Woods has been on the winning side just once in seven previous appearances and has lost 17 of his 33 matches, a stark contrast to the record of Poulter, who has won 13 points from his 18 matches.
“They are all difficult to leave out, especially guys that have played in so many,” Bjorn added. “They fall into the group like anybody else, they know what they are and what they represent and it’s all about building for the whole week.
“I had some guys that are really, really keen on getting out on the golf course, and they have never been here before. I felt like it was really important to get them out there because I believe in them and I trust them.”
United States captain Jim Furyk said “chemistry” between Reed and Woods had been the key to their pairing, which saw the successful partnership of Reed and Spieth broken up.
Asked what would make him nervous when play finally gets under way on Friday, Furyk said: “If they showed up with a different frame of mind. That would make me nervous. I have seen some ‘Oh, s***’ faces in the Ryder Cup, I’ll say that.
“I’m sure I’ve had a couple myself. Yeah, that would make me nervous. I don’t expect that to happen.”
Denmark’s Thorbjorn Olesen has gone from Thomas Bjorn’s buggy driver at Hazeltine to being one of the Ryder Cup captain’s rookies in the space of two years.
The 28-year-old has a close friendship with his fellow Dane and, partly as a result, he was invited to the 2016 event in America where he shadowed Bjorn, then a vice-captain.
It gave him important first-hand experience of what the Ryder Cup is about and means he will not go into the event at Le Golf National totally blind.
“First of all, it’s the toughest job I’ve ever had, for sure. Driving Thomas’s buggy was difficult. He was very demanding, so I was running around,” said Olesen.
“I definitely had to go into the clubhouse to get coffees more than a few times and it was really difficult to get from the course into the clubhouse, especially in a European cart.
“It didn’t make it easier to drive back and forth, and with quite a lot of people, also.
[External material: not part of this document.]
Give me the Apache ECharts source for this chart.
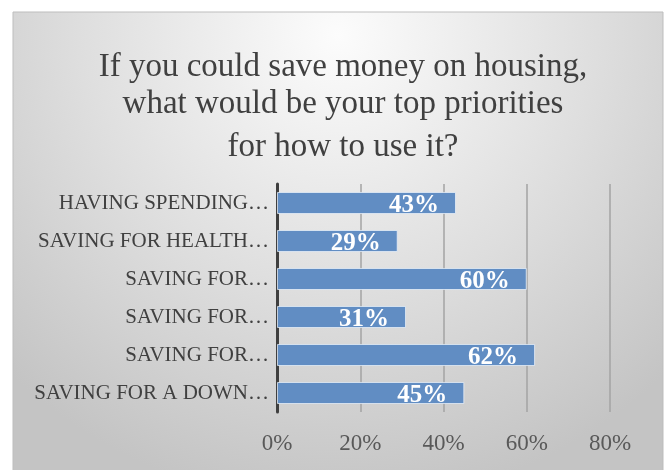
<!DOCTYPE html>
<html>
<head>
<meta charset="utf-8">
<style>
  html, body { margin: 0; padding: 0; background: #ffffff; }
  #chart { width: 667px; height: 470px; }
</style>
<script src="https://cdn.jsdelivr.net/npm/echarts@6/dist/echarts.min.js"></script>
</head>
<body>
<div id="chart"></div>
<script>
// Survey answers, listed top to bottom
const categories = [
  'HAVING SPENDING…',
  'SAVING FOR HEALTH…',
  'SAVING FOR…',
  'SAVING FOR…',
  'SAVING FOR…',
  'SAVING FOR A DOWN…'
];
// Share of respondents choosing each priority (%)
const shares = [43, 29, 60, 31, 62, 45];
// Value axis tick range (%)
const axisMin = 0;
const axisMax = 80;
const axisStep = 20;

const titleLines = [
  'If you could save money on housing,',
  'what would be your top priorities',
  'for how to use it?'
];

const serif = '"Liberation Serif", "DejaVu Serif", serif';
const chart = echarts.init(document.getElementById('chart'), null, { renderer: 'canvas' });

const titleTops = [46, 83, 126];

chart.setOption({
  backgroundColor: '#ffffff',
  animation: false,
  graphic: [{
    type: 'rect',
    z: -10,
    silent: true,
    shape: { x: 13, y: 12, width: 650, height: 470 },
    style: {
      fill: {
        type: 'radial', x: 0.5, y: 0.05, r: 1.0,
        colorStops: [
          { offset: 0, color: '#fcfcfc' },
          { offset: 0.55, color: '#dedede' },
          { offset: 1, color: '#c4c4c4' }
        ]
      },
      stroke: '#bdbdbd',
      lineWidth: 1
    }
  }],
  title: titleLines.map((t, i) => ({
    text: t,
    left: 338,
    textAlign: 'center',
    top: titleTops[i],
    textStyle: {
      fontFamily: serif,
      fontSize: 33,
      fontWeight: 'normal',
      color: '#404040'
    }
  })),
  grid: {
    left: 277,
    right: 57,
    top: 184,
    bottom: 58,
    containLabel: false
  },
  xAxis: {
    type: 'value',
    min: axisMin,
    max: axisMax,
    interval: axisStep,
    axisLine: { show: false },
    axisTick: { show: false },
    axisLabel: {
      formatter: '{value}%',
      fontFamily: serif,
      fontSize: 23,
      color: '#595959',
      margin: 20
    },
    splitLine: {
      show: true,
      lineStyle: { color: '#a3a3a3', width: 1.5 }
    }
  },
  yAxis: {
    type: 'category',
    data: categories,
    inverse: true,
    axisLine: { show: true, lineStyle: { color: '#3f3f3f', width: 3 } },
    axisTick: { show: false },
    axisLabel: {
      fontFamily: serif,
      fontSize: 21,
      color: '#404040',
      margin: 8,
      interval: 0
    },
    splitLine: { show: false }
  },
  series: [{
    type: 'bar',
    data: shares,
    barCategoryGap: '42%',
    itemStyle: {
      color: '#618dc3',
      borderColor: 'rgba(235,242,250,0.75)',
      borderWidth: 1
    },
    label: {
      show: true,
      position: 'insideRight',
      distance: 17,
      offset: [0, 3],
      formatter: '{c}%',
      fontFamily: serif,
      fontSize: 25,
      fontWeight: 'bold',
      color: '#ffffff'
    }
  }]
});
</script>
</body>
</html>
“It was a great experience for me, seeing behind the scenes, seeing what the captains do, vice-captains, realise how tough of a job they actually have to pick the teams.
“Standing on the first tee, seeing all that, I think is a good experience, and I think it can only help me for this week.”
Despite his inside-the-ropes access, Olesen admits nothing can properly prepare him for actually playing in the event.
“I think when you get on the first tee you always have that little bit of nerves and I think that’s a good feeling to have,” he added.
“Every tournament you tee it up in the first round on the first hole, I always get that nerve.
“I’m sure it’s going to be very different this week, but, like I said, I enjoy being nervous. I think that’s a great feeling.”
Olsen secured his automatic place at the Made in Denmark event, the final qualifying tournament, having won the Italian Open and had five other top 10 finishes on the European Tour.
It ensured Bjorn avoided having to make a difficult decision about whether to select his friend and protege as a wildcard.
“Ever since I got on the European Tour Thomas sort of took me under his wing and was a little bit of a mentor for me” added Olesen.
“We got really close friends and have done a lot of different stuff together, spent a lot of time off the golf course, not about golf.
“So obviously two years ago when he got an announced captain it was definitely a big goal for me to try to achieve this and be a part of this team.
“I’m really proud of myself of the way I handled things this summer and kept on going.
“It meant the world that I could qualify straight in. It would have been a really tough decision for Thomas if it wasn’t, because there was so many great players being outside.
“I wouldn’t know if I wouldn’t have qualified if I would have got the pick or not.
“It makes me feel better making the team. I feel more confident. I think it made it easier.”